N.B. I'm not happy to blindly copy-paste without fully understanding, but time constraints and milestones usually push you to territories you're not happy to explore...
Will add my 5 cents. I had this issue on stm32h7, but for me the cause was that the cube "forgot" to add TIM16_IRQHandler when TIM16 is used as the timebase source. It was not happening at the beginning but after several code regenerations. Looks like a bug in the cube, as the TIM16 was still set, but the interrupt handler got removed. So toggking to TIM17 and back resolved the issue.

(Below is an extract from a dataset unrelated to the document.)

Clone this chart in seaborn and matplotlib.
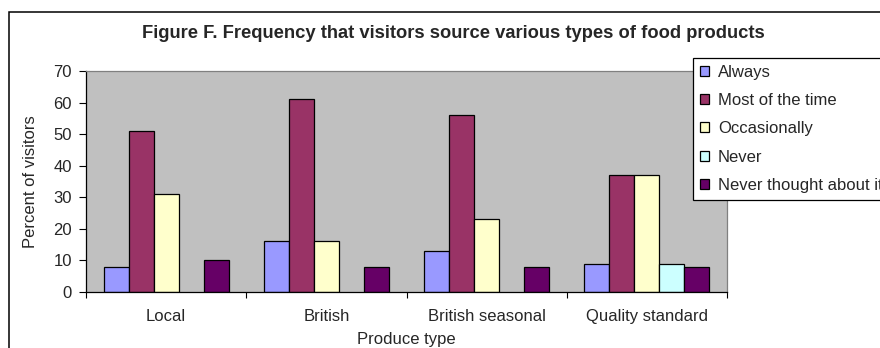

In my case, I had a function written in the GCC assembly that was migrated from the ARM assembly. The problem went away after I had added the .thumb_func line to the assembly file.
I was getting this error:
(gdb) c
+c
Continuing.
Program received signal SIGINT, Interrupt.
WWDG_IRQHandler () at ...startup_stm32f40_41xxx.s:121
(gdb) bt
#0 WWDG_IRQHandler () at ...startup_stm32f40_41xxx.s:12
#1 <signal handler called>
#2 RTOS_SysTick_Handler () at ...osKernel.s:18
#3 <signal handler called>
#4 0x0800021a in task0 () at ...main.cpp:10
#5 0x08000214 in frame_dummy ()
#6 0x00000000 in ?? ()
RTOS_SysTick_Handler is a function written in assembly and the WWDG_IRQHandler was always triggered before any first assembly instructions in that function (tried different instructions and it didn't change anything).
I was doing some tweaks around the C code and at some point, I hit another handler: UsageFault which led me to the .thumb_func hint: ARM Cortex M4 SVC_Handler "UsageFault".